In solidarism the individual is not a mere member of the whole or a mere means by which a state-designated goal is achieved, but he is a person for whom all the activities of all the members of society and of the state are directed. The profit motive is not rejected but merely restrained so that it aids rather than hinders the attainment of the goal of the economy. More generically, selfinterest is recognized as a legitimate, natural instinct, a force for good, which must, however, be ordered so that both the individual and community are satisfied.

Solidarism recognizes the importance of freedom in the economic sphere. While it rejects a compulsory planned economy, it also disavows absolute freedom. It fears that unlimited, unbridled freedom will hinder the achieving of the goal of the economy unless it is subject to the demands of justice. Only the acceptance of authority develops and guarantees that degree of justice required by freedom. Solidarism's freedom is the freedom of order.

Both the individualistic, irresponsible, absolute concept of private property and the socialistic concept of state ownership are rejected. Solidarism justifies private ownership and limits it by invoking the principle that "the goods of the earth should serve all mankind." In the last resort the state has the duty and the right to see that this is achieved.

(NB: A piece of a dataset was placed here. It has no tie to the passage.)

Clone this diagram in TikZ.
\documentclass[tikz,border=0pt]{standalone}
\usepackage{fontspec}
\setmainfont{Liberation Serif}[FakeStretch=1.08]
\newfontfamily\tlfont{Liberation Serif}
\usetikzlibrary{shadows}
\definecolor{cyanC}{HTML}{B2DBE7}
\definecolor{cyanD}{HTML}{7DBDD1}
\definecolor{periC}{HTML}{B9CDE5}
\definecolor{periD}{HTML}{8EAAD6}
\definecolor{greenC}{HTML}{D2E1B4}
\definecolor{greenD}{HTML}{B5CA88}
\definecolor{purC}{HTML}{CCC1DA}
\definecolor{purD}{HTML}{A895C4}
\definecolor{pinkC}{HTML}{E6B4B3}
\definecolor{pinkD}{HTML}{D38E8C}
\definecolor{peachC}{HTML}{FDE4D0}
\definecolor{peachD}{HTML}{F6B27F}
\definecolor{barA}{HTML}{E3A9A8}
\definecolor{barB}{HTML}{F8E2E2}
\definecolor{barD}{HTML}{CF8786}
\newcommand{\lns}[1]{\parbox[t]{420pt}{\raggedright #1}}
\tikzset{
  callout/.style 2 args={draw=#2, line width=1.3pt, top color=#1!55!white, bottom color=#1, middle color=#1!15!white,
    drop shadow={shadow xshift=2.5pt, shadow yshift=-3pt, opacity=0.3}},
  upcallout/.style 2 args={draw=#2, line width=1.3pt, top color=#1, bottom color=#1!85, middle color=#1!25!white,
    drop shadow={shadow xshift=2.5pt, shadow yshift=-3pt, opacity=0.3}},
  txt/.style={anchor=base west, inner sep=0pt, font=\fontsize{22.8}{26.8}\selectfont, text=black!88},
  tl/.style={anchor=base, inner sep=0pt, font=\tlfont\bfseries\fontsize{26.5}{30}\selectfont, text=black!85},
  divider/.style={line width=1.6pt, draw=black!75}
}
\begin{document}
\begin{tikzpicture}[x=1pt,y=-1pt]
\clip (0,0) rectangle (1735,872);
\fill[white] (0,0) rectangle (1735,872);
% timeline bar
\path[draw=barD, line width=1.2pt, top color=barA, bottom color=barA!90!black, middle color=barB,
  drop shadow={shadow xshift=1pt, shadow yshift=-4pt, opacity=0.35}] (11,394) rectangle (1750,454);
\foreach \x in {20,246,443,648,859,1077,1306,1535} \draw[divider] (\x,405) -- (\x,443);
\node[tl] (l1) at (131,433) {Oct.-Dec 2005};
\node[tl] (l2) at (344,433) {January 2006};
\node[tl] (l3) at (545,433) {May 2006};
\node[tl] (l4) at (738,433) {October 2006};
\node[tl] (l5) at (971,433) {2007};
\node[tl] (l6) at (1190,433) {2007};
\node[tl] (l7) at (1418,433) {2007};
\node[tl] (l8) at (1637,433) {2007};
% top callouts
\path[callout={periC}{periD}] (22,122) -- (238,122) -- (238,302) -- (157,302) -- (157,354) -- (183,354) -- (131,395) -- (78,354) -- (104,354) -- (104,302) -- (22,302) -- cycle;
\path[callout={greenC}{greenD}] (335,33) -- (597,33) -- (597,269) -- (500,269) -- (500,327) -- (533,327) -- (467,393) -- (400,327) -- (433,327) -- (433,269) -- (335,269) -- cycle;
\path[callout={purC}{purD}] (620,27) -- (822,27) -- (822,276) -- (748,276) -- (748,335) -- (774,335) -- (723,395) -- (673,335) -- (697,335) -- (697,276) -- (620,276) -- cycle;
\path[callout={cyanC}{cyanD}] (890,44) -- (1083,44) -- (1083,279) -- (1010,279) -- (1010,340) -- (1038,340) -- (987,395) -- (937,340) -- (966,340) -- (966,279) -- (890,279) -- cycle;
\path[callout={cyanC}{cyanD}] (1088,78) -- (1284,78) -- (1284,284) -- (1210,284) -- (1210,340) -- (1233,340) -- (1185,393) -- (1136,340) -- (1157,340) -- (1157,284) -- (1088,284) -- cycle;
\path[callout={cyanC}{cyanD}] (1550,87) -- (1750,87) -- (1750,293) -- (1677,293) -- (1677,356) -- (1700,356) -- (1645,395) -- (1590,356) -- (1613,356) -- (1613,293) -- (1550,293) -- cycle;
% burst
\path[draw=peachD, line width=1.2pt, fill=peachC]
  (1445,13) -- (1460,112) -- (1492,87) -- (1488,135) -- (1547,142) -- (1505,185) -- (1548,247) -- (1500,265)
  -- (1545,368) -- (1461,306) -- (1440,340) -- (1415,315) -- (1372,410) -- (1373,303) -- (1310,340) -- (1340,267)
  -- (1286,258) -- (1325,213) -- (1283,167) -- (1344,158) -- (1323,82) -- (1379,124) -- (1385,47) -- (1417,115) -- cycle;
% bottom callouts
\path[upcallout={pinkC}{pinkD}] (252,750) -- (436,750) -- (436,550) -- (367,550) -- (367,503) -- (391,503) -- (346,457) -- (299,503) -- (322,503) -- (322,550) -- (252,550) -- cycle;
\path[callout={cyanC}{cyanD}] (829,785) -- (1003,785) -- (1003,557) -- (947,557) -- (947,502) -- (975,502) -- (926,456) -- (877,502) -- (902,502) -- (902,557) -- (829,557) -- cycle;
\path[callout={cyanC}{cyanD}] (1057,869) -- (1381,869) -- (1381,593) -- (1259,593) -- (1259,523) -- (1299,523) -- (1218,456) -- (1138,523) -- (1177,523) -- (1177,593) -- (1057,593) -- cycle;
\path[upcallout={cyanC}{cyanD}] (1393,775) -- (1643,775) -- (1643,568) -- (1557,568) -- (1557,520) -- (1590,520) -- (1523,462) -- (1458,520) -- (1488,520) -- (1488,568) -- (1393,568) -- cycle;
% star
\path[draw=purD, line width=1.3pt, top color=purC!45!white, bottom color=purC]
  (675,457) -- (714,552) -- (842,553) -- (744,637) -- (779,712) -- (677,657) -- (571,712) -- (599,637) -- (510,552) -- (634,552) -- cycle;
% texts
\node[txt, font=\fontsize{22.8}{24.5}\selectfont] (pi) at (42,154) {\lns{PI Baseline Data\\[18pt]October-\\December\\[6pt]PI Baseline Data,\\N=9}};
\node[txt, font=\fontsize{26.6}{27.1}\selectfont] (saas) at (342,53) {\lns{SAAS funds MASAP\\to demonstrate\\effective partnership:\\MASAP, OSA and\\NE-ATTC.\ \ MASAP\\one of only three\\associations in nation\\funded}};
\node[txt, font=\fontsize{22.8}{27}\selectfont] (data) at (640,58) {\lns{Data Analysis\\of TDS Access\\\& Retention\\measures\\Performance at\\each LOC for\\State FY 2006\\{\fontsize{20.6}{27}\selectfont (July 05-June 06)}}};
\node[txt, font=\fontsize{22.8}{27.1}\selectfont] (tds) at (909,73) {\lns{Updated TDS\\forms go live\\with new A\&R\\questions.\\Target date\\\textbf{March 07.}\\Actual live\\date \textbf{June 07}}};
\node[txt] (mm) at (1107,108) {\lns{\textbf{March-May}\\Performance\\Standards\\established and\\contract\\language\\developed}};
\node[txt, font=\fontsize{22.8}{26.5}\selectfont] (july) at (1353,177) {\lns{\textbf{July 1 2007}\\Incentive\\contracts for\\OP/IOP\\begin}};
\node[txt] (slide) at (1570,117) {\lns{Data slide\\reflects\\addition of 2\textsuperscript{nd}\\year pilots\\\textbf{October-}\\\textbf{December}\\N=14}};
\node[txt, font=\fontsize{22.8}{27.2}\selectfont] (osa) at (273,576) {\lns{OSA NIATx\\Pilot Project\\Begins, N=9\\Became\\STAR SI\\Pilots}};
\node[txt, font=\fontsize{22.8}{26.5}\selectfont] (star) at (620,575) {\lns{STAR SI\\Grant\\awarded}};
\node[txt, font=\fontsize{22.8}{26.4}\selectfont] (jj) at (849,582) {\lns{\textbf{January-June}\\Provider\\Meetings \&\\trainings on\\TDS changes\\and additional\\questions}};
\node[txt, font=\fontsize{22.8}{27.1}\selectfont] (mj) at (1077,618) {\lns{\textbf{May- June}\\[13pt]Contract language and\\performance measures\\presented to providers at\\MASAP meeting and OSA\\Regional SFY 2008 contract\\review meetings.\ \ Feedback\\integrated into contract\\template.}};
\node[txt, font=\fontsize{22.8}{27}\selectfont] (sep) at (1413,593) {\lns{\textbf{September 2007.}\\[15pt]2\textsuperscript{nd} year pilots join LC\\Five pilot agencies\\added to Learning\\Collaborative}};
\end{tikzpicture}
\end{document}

Just as solidarism is a middle way between socialism and individualism, it stresses the establishment in society of groups that will take their place between the individuals and the state. These are organizations embracing all who are engaged in a particular profession or performing a particular service for the nation. All performing the same function in society, though divided by different personal interests, belong to the same group. These functional groups are organs of society that operate as the representatives of the group and as self-governing authorities for the particular profession of industry in keeping with the principle of subsidiarity. While not essential to the political society, in the sense that society could not exist without them, they are necessary for its perfection. The particular form that these functional groups may adopt will vary according to the economic, social, and political conditions of the nation.

Bibliography: r.c. mulcahy, The Economics of Heinrich Pesch (New York 1952). f. h. mueller, Heinrich Pesch and His Theory of Solidarism (St. Paul 1941).